PM Koirala being congratulated Mr Koirala became PM in February after general elections

Nepal's 75-year-old prime minister Sushil Koirala might qualify as one of the world's poorest heads of government.

His only declared assets are three mobile phones.

If you go by property details published on a government website, he has no other assets to his name.

And he shows no penchant for the perks associated with his job.

Last month, he gave back $650 he had received as an allowance for going to Myanmar (Burma) to take part in a regional summit meeting.

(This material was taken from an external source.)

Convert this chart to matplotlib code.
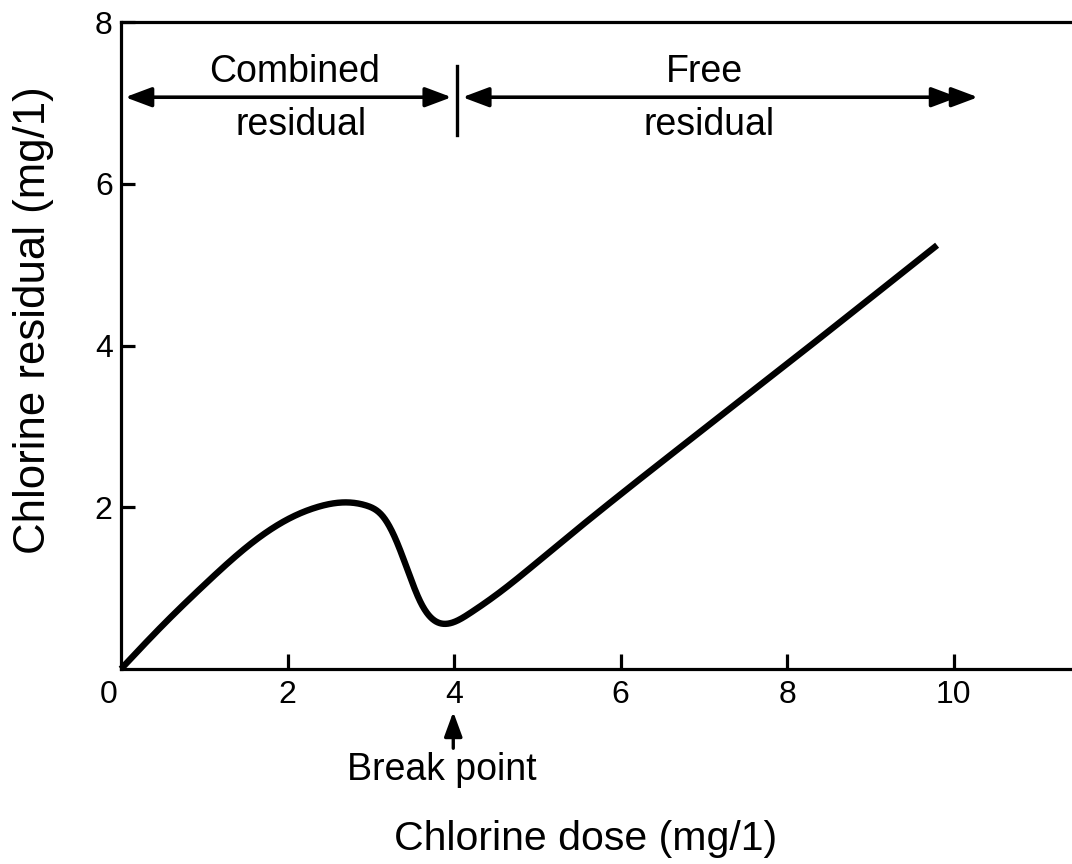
import matplotlib
matplotlib.use("Agg")
import matplotlib.pyplot as plt
import numpy as np

plt.rcParams['font.family'] = ['Liberation Sans', 'DejaVu Sans']

# Data
dose = [0.0, 0.5, 1.0, 1.5, 2.0, 2.35, 2.71, 2.95, 3.15, 3.30, 3.45, 3.60,
        3.75, 3.92, 4.19, 4.55, 5.15, 7.55, 9.80]
residual = [0.0, 0.54, 1.04, 1.50, 1.85, 2.00, 2.06, 2.02, 1.88, 1.60, 1.20, 0.82,
            0.61, 0.56, 0.69, 0.95, 1.45, 3.41, 5.24]

xticks = [2, 4, 6, 8, 10]
yticks = [2, 4, 6, 8]


def natural_spline(xs, ys, n=40):
    """Natural cubic spline (C2-smooth) through the read points."""
    x = np.asarray(xs, float)
    y = np.asarray(ys, float)
    N = len(x)
    h = np.diff(x)
    A = np.zeros((N, N))
    b = np.zeros(N)
    A[0, 0] = 1.0
    A[-1, -1] = 1.0
    for i in range(1, N - 1):
        A[i, i-1] = h[i-1]
        A[i, i] = 2*(h[i-1] + h[i])
        A[i, i+1] = h[i]
        b[i] = 6*((y[i+1] - y[i])/h[i] - (y[i] - y[i-1])/h[i-1])
    M = np.linalg.solve(A, b)
    ox, oy = [], []
    for k in range(N - 1):
        t = np.linspace(0, h[k], n, endpoint=False)
        a = x[k+1] - (x[k] + t)
        c = t
        val = (M[k]*a**3 + M[k+1]*c**3)/(6*h[k]) \
            + (y[k]/h[k] - M[k]*h[k]/6)*a + (y[k+1]/h[k] - M[k+1]*h[k]/6)*c
        ox.append(x[k] + t)
        oy.append(val)
    ox.append([x[-1]])
    oy.append([y[-1]])
    return np.concatenate(ox), np.concatenate(oy)


fig = plt.figure(figsize=(10.72, 8.64), dpi=100)
ax = fig.add_axes([121/1072, (864-669)/864, (1072-121)/1072, (669-22)/864])

cx, cy = natural_spline(dose, residual)
ax.plot(cx, cy, color='black', lw=4.6, solid_capstyle='butt',
        solid_joinstyle='round', clip_on=False)

ax.set_xlim(0, 11.42)
ax.set_ylim(0, 8)
ax.spines['right'].set_visible(False)
for s in ['left', 'top', 'bottom']:
    ax.spines[s].set_linewidth(2.3)

ax.set_xticks(xticks)
ax.set_xticklabels([str(t) for t in xticks])
ax.set_yticks(yticks)
ax.set_yticklabels([str(t) for t in yticks])
ax.tick_params(axis='x', direction='in', length=11, width=2.3, labelsize=23, pad=8)
ax.tick_params(axis='y', direction='in', length=10, width=2.3, labelsize=23, pad=6)
ax.annotate('0', xy=(0, 0), xytext=(-9, -8), textcoords='offset points',
            ha='center', va='top', fontsize=23, annotation_clip=False)

head = 'head_length=1.6,head_width=0.6'
arrow_kw = dict(arrowstyle='<|-|>,' + head, color='black', lw=2.6, shrinkA=0, shrinkB=0)
ax.annotate('', xy=(3.97, 7.07), xytext=(0.05, 7.07), arrowprops=arrow_kw)
ax.annotate('', xy=(10.05, 7.07), xytext=(4.10, 7.07), arrowprops=arrow_kw)
ax.annotate('', xy=(10.29, 7.07), xytext=(9.95, 7.07),
            arrowprops=dict(arrowstyle='-|>,' + head, color='black',
                            lw=2.6, shrinkA=0, shrinkB=0))
ax.plot([4.04, 4.04], [6.60, 7.45], color='black', lw=2.4)

ax.text(2.09, 7.26, 'Combined', ha='center', va='baseline', fontsize=27)
ax.text(2.16, 6.60, 'residual', ha='center', va='baseline', fontsize=27)
ax.text(7.01, 7.26, 'Free', ha='center', va='baseline', fontsize=27)
ax.text(7.06, 6.60, 'residual', ha='center', va='baseline', fontsize=27)

ax.annotate('', xy=(3.99, -0.53), xytext=(3.99, -0.98), annotation_clip=False,
            arrowprops=dict(arrowstyle='-|>,head_length=1.5,head_width=0.55', color='black',
                            lw=2.4, shrinkA=0, shrinkB=0))
ax.text(3.85, -1.37, 'Break point', ha='center', va='baseline', fontsize=27, clip_on=False)

fig.text(586/1072, 1 - 850/864, 'Chlorine dose (mg/1)', ha='center', va='baseline', fontsize=29.5)
fig.text(34/1072, 1 - 320/864, 'Chlorine residual (mg/1)', ha='center', va='center',
         rotation=90, fontsize=31.5)

fig.savefig('out.png', dpi=100)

"The prime minister handed back the allowance to the government as it was not spent," explains his press aide Prakash Adhikari.

Corrupt leaders

Mr Koirala's example, according to many analysts, will be welcomed by Nepalis.

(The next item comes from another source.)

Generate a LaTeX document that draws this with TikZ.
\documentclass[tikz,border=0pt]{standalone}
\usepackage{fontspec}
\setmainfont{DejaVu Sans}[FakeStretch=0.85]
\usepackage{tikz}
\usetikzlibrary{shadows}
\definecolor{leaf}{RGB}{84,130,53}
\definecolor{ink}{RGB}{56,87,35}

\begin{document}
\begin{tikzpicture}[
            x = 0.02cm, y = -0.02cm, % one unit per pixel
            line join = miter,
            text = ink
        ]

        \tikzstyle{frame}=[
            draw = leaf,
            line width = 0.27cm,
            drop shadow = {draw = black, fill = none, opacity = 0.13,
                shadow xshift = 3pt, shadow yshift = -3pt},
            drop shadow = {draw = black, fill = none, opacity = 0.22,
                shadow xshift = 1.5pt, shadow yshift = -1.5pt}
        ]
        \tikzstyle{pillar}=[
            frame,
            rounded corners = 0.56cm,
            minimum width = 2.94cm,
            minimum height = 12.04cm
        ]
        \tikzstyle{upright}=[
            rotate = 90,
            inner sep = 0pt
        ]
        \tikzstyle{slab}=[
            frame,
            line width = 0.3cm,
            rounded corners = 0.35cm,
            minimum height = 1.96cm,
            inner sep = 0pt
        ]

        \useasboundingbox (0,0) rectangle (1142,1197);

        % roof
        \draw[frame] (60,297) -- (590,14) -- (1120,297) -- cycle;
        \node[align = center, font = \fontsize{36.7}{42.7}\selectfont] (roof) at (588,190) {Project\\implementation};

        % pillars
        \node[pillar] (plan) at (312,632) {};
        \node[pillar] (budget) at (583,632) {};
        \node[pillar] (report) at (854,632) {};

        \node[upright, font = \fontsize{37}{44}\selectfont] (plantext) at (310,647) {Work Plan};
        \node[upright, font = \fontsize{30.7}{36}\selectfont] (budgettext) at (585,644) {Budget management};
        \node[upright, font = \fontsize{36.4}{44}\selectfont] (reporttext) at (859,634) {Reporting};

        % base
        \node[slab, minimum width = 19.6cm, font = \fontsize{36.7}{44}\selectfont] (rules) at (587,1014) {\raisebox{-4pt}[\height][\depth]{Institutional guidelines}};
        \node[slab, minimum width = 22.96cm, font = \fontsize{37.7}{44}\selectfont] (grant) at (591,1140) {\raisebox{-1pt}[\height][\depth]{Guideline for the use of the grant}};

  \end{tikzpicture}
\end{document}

The public perception is of rampant corruption, particularly by those in public office.

Sushil Koirala

  • Born into a prestigious family
  • Went into exile aged 21
  • Served as MP several times
  • Refused several ministerial jobs

Before he moved to the sprawling official residence of Nepal's prime ministers, Mr Koirala used to live in a simple rented house in Kathmandu.

Mr Koirala, who has been involved in politics from a young age, has had a clean image from the start.

Even in his hometown of Nepalgunj in western Nepal, Mr Koirala does not have any land, unusual in a country where people normally associated politicians with wealth.

He stays at the residence of his brother whenever he visits the city.

"He is a man of very simple tastes," says journalist Netra KC, who is based in Nepalgunj.

"In fact, he depended upon the largesse of his party workers and the government even when he had to go to the United States for medical treatment."

Mr Koirala, however, is not the only spartan prime minister Nepal has had recently.

His former party boss Krishna Prasad Bhattarai famously vacated the prime minister's quarters in 1991 carrying only an old metal case, an umbrella and a pot.

While many welcome the austere lifestyle of Mr Koirala as exemplary, the fact remains he is an exception rather than a rule.

For instance, some other members of the government are believed to be millionaires. Most of the ministers in his cabinet are well off.

Although most ministers have listed inherited property as their source of wealth, many ordinary people are not convinced by this.

Even in Mr Koirala's case, there are some who question how he is able to live on so little, and suspect that he must have some hidden assets.

But many people believe that he is genuinely a man of simple tastes, and that his lifestyle reflects that fact.